Setting to 131072 also gives quick failures. So something is still
dependent on the
old 32k Solaris NFS limit. We would like to use the larger windows,
since that doesn't
stress the server and network (1Gb/s switched fiber) side that much, but
where to
tune ? We already set ncsize=1048576 for better DNLS cache hits (now at
94%),
but there seems to be a harder limit somewhere.
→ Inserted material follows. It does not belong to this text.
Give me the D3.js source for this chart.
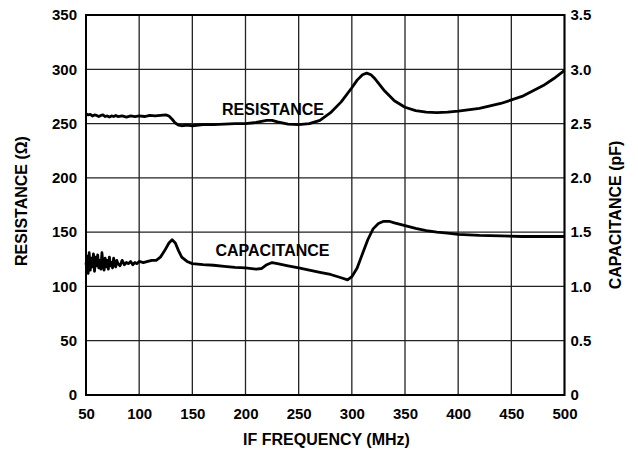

So far all I can recommend is not to use NFSv4 with the default
parameters when
doing real world production.
From: Udo Grabowski on
Udo Grabowski wrote:
> Hello,
>
> we get 'Device busy (error 16)' errors when hammering a powerful
> server (X4500) with
> about 40 clients reading the same file (not changing) at the same
> time, with a frequency of
> about 5 in 1 million reads (this is too large for our applications).
> This happens in our case
> with a Fortran inquire on file existence. The server and the clients
> run Solaris SXDE 1/08 (B79b),
> the filesystem is ZFS, the clients mount with
>
> vers=4,proto=tcp,sec=sys,hard,intr,link,symlink,acl,mirrormount,rsize=1048576,
>
> wsize=1048576,retrans=5,timeo=3000,
> acregmin=1,acregmax=1,acdirmin=1,acdirmax=1
> 10609528 530 10609732 49
> Any ideas what goes wrong or what should be tuned elsewhere ?
> (I hate always answering myself.....)

Looks like we hit a bug here. I mixed up test cases somehow, so I didn't
notice
that there was a second difference in my last reply: The v4 test with
32k windows
took place on a plane filesystem, not on an automatic submount.

Here's the clue:
Regardless of the window sizes, the failure occurs always and only if
loading an
NFS v4 AUTOMATIC submount on the same client with more than one
accessing program.
It does not happen when explicitly mounting the submount via a
hierarchical autofs
table. Although nfsstat -m shows it's mounted with the same parameters,
it looks like if
there something different internally. Maybe an issue with the callback
daemon.
So we are back at problem how to construct a large hierarchical autofs
table without
hitting the 4096 character tablesize limit.....
Solaris is something for the devotees.